TAKIROA rock art
On an ancient pathway
This rock shelter lies on an ara tawhito (ancient pathway) following the Waitaki River from the mountains to the sea. The headwaters of the Waitaki River are fed from Kā Roimata o Aoraki - the tears of Aoraki - the ancestral mountain of Kāi Tahu Whānui. Takiroa is a physical reminder of the ancestors who have passed through this landscape. It provided shelter, sustenance, and guidance to them and was and still is a place to share knowledge, a place to learn from, and a repository of people and treasures from the past.
This sketch of Takiroa was produced in 1851 by Walter Mantell, the commissioner of Crown Lands for the South Island. © E-332-022, Alexander Turnbull Library
How did these cliffs form?
The limestone forming these cliffs is made from dead sea organisms accumulated on the seafloor around 25 million years ago. At this time much of Te Riu-a-Māui/Zealandia, the continent New Zealand is part of, was still submerged beneath a warm shallow sea. Blocks of limestone at the foot of the cliff are evidence of past rock falls - with a significant cliff failure in 2010. Unweathered and freshly exposed limestone is creamy yellow in colour. Limestone becomes discoloured by weathering, forming a greyish appearance on its surface.
The braided Waitaki River
Looking north across the Waitaki Valley, uplift by local faults have formed steep hills. The Waitaki River has its origin in the Southern Alps and adjacent waterways. It has been dammed to create the Waitaki, Aviemore and Benmore lakes. The lower Waitaki catchment showcases river terraces. These have formed where the river has eroded down through its older deposits. The riverbed contains many braided channels separated by gravel bars. The active channels change - making the river a dynamic environment. Braided rivers have high ecological values - being home to many native species.

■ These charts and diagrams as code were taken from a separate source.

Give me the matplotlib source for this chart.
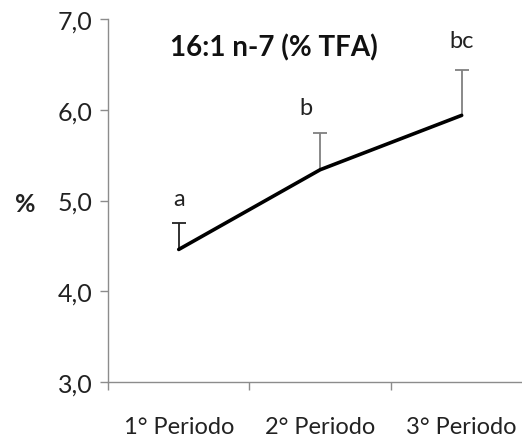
import matplotlib
matplotlib.use("Agg")
import matplotlib.pyplot as plt

periods = ["1° Periodo", "2° Periodo", "3° Periodo"]
means = [4.46, 5.34, 5.94]
sd_up = [0.29, 0.40, 0.50]
letters = ["a", "b", "bc"]
y_ticks = [3.0, 4.0, 5.0, 6.0, 7.0]
y_tick_labels = ["3,0", "4,0", "5,0", "6,0", "7,0"]

plt.rcParams['font.family'] = ['Lato', 'DejaVu Sans']
axis_grey = "#8c8c8c"

fig = plt.figure(figsize=(5.22, 4.39), dpi=100)
ax = fig.add_axes([0.2069, 0.1282, 0.813, 0.8255])

x = [1, 2, 3]
ax.plot(x, means, color="black", linewidth=2.6, solid_capstyle="round", zorder=3)

# upper error bars only: stem plus a cap at the top
bar_colors = ["#222222", "#808080", "#808080"]
tops = [m + e for m, e in zip(means, sd_up)]
for xi, m, t, c in zip(x, means, tops, bar_colors):
    ax.vlines(xi, m, t, colors=c, linewidth=1.3, zorder=2)
    ax.plot([xi], [t], marker="_", markersize=10, markeredgewidth=1.3, color=c, zorder=2)

# significance letters above the bars
letter_dx = [0, -10, 0]
letter_dy = [18, 19, 21]
for xi, t, lab, dx, dy in zip(x, tops, letters, letter_dx, letter_dy):
    ax.annotate(lab, (xi, t), xytext=(dx, dy), textcoords="offset points",
                ha="center", va="center", fontsize=17, color="#222222")

ax.text(1.67, 6.70, "16:1 n-7 (% TFA)", ha="center", va="center",
        fontsize=20, fontweight="bold", color="#111111")

ax.set_xlim(0.5, 3.5)
ax.set_ylim(3.0, 7.0)
ax.set_yticks(y_ticks)
ax.set_yticklabels(y_tick_labels)
ax.set_xticks([0.5, 1.5, 2.5, 3.5])
ax.set_xticklabels([])
ax.set_xticks(x, minor=True)
ax.set_xticklabels(periods, minor=True)
ax.tick_params(axis="x", which="minor", length=0, pad=25, labelsize=17, labelcolor="#222222")
ax.tick_params(axis="x", which="major", length=6, width=1, color=axis_grey)
ax.tick_params(axis="y", length=6, width=1, color=axis_grey, labelsize=18,
               labelcolor="#222222", pad=5)

for side in ["top", "right"]:
    ax.spines[side].set_visible(False)
for side in ["left", "bottom"]:
    ax.spines[side].set_color(axis_grey)
    ax.spines[side].set_linewidth(1)

fig.text(25 / 522, 1 - 205 / 439, "%", ha="center", va="center",
         fontsize=18, fontweight="bold", color="#222222")

fig.savefig("out.png", dpi=100)
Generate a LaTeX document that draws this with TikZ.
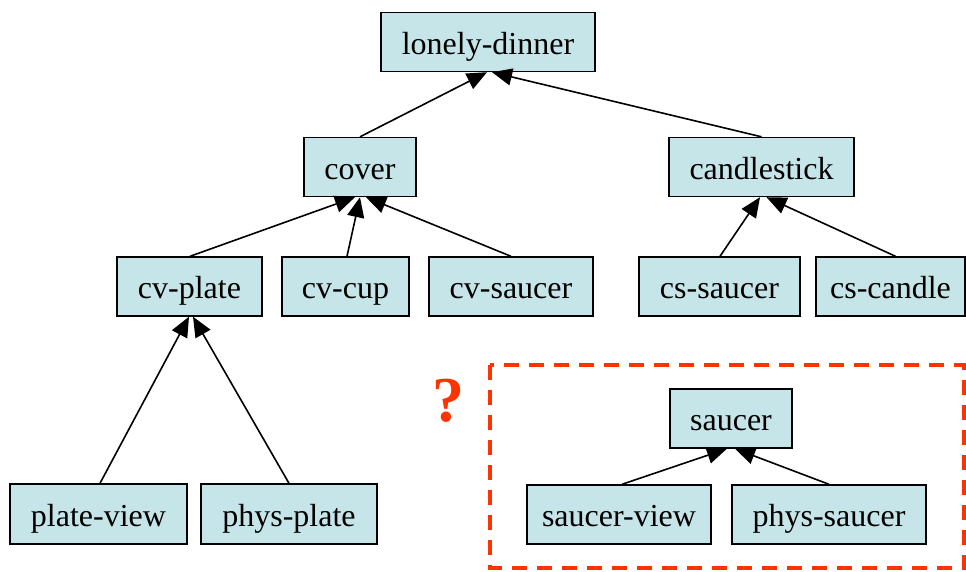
\documentclass[tikz,border=0pt]{standalone}
\usepackage{fontspec}
\setmainfont{Liberation Serif}
\usetikzlibrary{arrows.meta}
\definecolor{boxfill}{RGB}{198,229,232}
\definecolor{qred}{RGB}{255,51,0}
\begin{document}
\begin{tikzpicture}[x=1pt,y=-1pt,
  box/.style={draw=black, fill=boxfill, line width=1.4pt, minimum height=59pt, inner sep=0pt, text height=29pt, text depth=5pt, font=\fontsize{32}{36}\selectfont},
  edge/.style={line width=1.6pt, -{Triangle[length=20pt,width=17pt]}},
  dashbox/.style={draw=qred, line width=4pt, dash pattern=on 15pt off 10pt}]
\useasboundingbox (0,0) rectangle (966,571);
% nodes
\node[box, minimum width=214pt] (lonely) at (488,42) {lonely-dinner};
\node[box, minimum width=112pt] (cover) at (360,167) {cover};
\node[box, minimum width=185pt] (candle) at (761.5,167) {candlestick};
\node[box, minimum width=145pt] (cvplate) at (189.5,286.5) {cv-plate};
\node[box, minimum width=127pt] (cvcup) at (345.5,286.5) {cv-cup};
\node[box, minimum width=164pt] (cvsaucer) at (511,286.5) {cv-saucer};
\node[box, minimum width=161pt] (cssaucer) at (719.5,286.5) {cs-saucer};
\node[box, minimum width=149pt] (cscandle) at (890.5,286.5) {cs-candle};
\node[box, minimum width=177pt, minimum height=60pt] (plateview) at (98.5,514) {plate-view};
\node[box, minimum width=176pt, minimum height=60pt] (physplate) at (289,514) {phys-plate};
\node[box, minimum width=122pt] (saucer) at (731,418.5) {saucer};
\node[box, minimum width=184pt] (saucerview) at (619,514.5) {saucer-view};
\node[box, minimum width=194pt] (physsaucer) at (829,514.5) {phys-saucer};
% question mark
\node[text=qred, font=\fontsize{64}{70}\selectfont\bfseries, inner sep=0pt] (q) at (448,401) {?};
% dashed group
\draw[dashbox] (490,365) rectangle (964,568);
% edges
\draw[edge] (cover.north) -- ([xshift=-1pt]lonely.south);
\draw[edge] (candle.north) -- ([xshift=4pt]lonely.south);
\draw[edge] ([xshift=0.5pt]cvplate.north) -- ([xshift=-5pt]cover.south);
\draw[edge] ([xshift=1.5pt]cvcup.north) -- (cover.south);
\draw[edge] (cvsaucer.north) -- ([xshift=6pt]cover.south);
\draw[edge] ([xshift=0.5pt]cssaucer.north) -- ([xshift=-1.5pt]candle.south);
\draw[edge] ([xshift=5pt]cscandle.north) -- ([xshift=5pt]candle.south);
\draw[edge] ([xshift=1.5pt]plateview.north) -- ([xshift=-0.5pt]cvplate.south);
\draw[edge] (physplate.north) -- ([xshift=3.5pt]cvplate.south);
\draw[edge] ([xshift=3pt]saucerview.north) -- ([xshift=-4pt]saucer.south);
\draw[edge] (physsaucer.north) -- ([xshift=4pt]saucer.south);
\end{tikzpicture}
\end{document}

The braided Waitaki River flowing towards the Pacific Ocean.
The extent of the cliff failure in 2010. Around 35m3 collapsed © Figure: S. Cox/GNS Science
Takiroa is a significant landmark in the tradition of Kāi Tahu Whānui.
Ledges and shelters are created in the limestone due to differences in weathering between harder and softer limestone.
Blocks of limestone on the ground are from past cliff failure.
Please be aware the following hazards include: rock / block fall from above / overhang, slippery when wet.
Latitude: -44.842946 Longitude: 170.644710
Scenic views & Photo opportunities
To get Takiroa rock drawings from the north end of Duntroon, head up SH83 about 3km and look for the information sign and carpark. There's a brief walk up uneven path.
Park at the information sign. Caution! Rocks still fall. Please treat this rock art site with care and respect to ensure this continues to be a special place to stop.
Visitors are requested to eat and drink only in designated areas.
Protection and guardianship are at the heart of the Geopark philosophy. We ask you to treat this site with respect, do not remove anything from this site and preserve it for our future generations.